Uma pátria tem algum sentido
quando é a boca
que nos beija a falar dela,
a trazer nas suas sílabas
o trigo, as cigarras,
a vibração
da alma ou do corpo ou do ar,
ou a luz que irrompe pela casa
com as frésias
e torna, amigo, o coração tão leve.
Frésias. É a segunda vez que vejo estas belas flores serem utilizadas em poemas.

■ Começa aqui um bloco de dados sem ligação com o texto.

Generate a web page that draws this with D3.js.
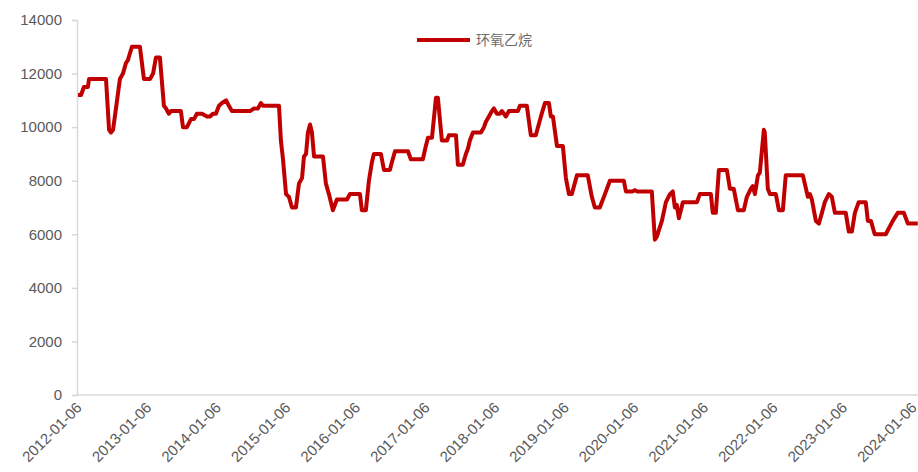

Vão muito bem com a “pátria”, ou as “pátrias” que queiramos encontrar no poema do Eugénio.
E porque gosto de frésias, não resisto a transcrever o poema “Frésias” de José Tolentino de Mendonça:
Frésias são flores com cheiro a chá
e ela, aos trinta e sete anos, preferi-as
às flores que se vendem por aí
admitia a beleza mas não o esplendor
porque são tristes as repetições
num instante se tornam saberes
e ela, aos trinta e sete anos,
prezava apenas os segredos que mesmo ditos
permanecem como segredos
(em certas´épocas, por alguma porta esquecida
escapava-se, sonâmbula, para o pátio
que dá acesso à mata
e, por vezes, iam buscá-la
gritando o seu nome ou com a ajuda dos cães
já muito longe de casa
tinha por hábito acender fogueiras
de que, depois, se esquecia
e por isso também os aldeões
a temiam)
nunca compreendeu a natureza da vida doméstica
intensa e aflita criança
incapaz de certezas
o que de mais belo soube
sempre o disse, de repente,
a alguém que não conhecia
Caro Manuel,
Obrigada por trazer até aqui as frésias de Tolentino de Mendonça, é um belo ponto de partida para poder desbravar a poesia de Tolentino, que confesso não conhecer bem.